On Statistical Properties of Sharpness-Aware Minimization: Provable Guarantees

TL;DR

This paper provides a theoretical analysis of Sharpness-Aware Minimization (SAM), demonstrating its statistical advantages and flatter solutions in both convex and non-convex settings, supported by numerical experiments.

Contribution

It offers the first theoretical explanation of SAM's statistical properties and generalization benefits, especially in non-convex problems, complementing prior empirical findings.

Findings

SAM achieves smaller prediction error than Gradient Descent under certain conditions.

SAM solutions are less sharp, indicating flatter minima.
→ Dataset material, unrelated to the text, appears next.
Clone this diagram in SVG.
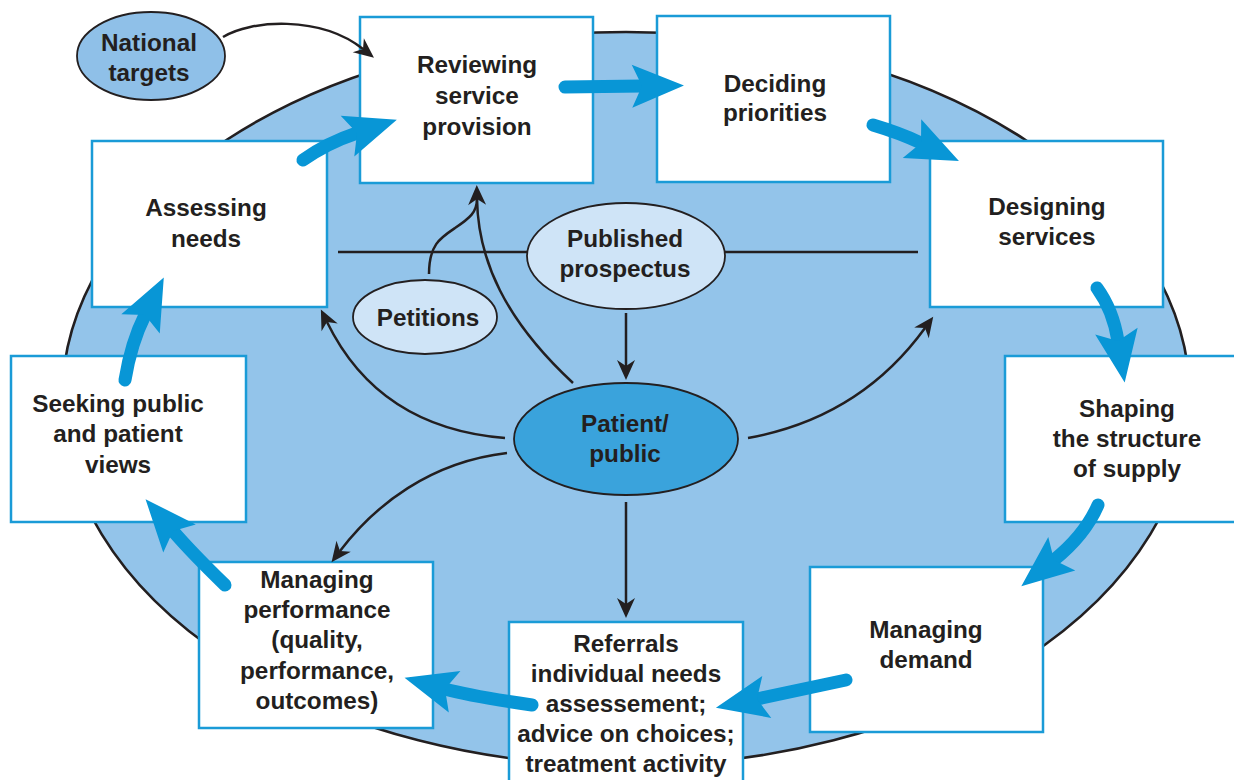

Numerical experiments validate theoretical predictions across various scenarios.

Abstract

Sharpness-Aware Minimization (SAM) is a recent optimization framework aiming to improve the deep neural network generalization, through obtaining flatter (i.e. less sharp) solutions. As SAM has been numerically successful, recent papers have studied the theoretical aspects of the framework and have shown SAM solutions are indeed flat. However, there has been limited theoretical exploration regarding statistical properties of SAM. In this work, we directly study the statistical performance of SAM, and present a new theoretical explanation of why SAM generalizes well. To this end, we study two statistical problems, neural networks with a hidden layer and kernel regression, and prove under certain conditions, SAM has smaller prediction error over Gradient Descent (GD). Our results concern both convex and non-convex settings, and show that SAM is particularly well-suited for non-convex problems. Additionally, we prove that in our setup, SAM solutions are less sharp as well, showing our results are in agreement with the previous work. Our theoretical findings are validated using numerical experiments on numerous scenarios, including deep neural networks.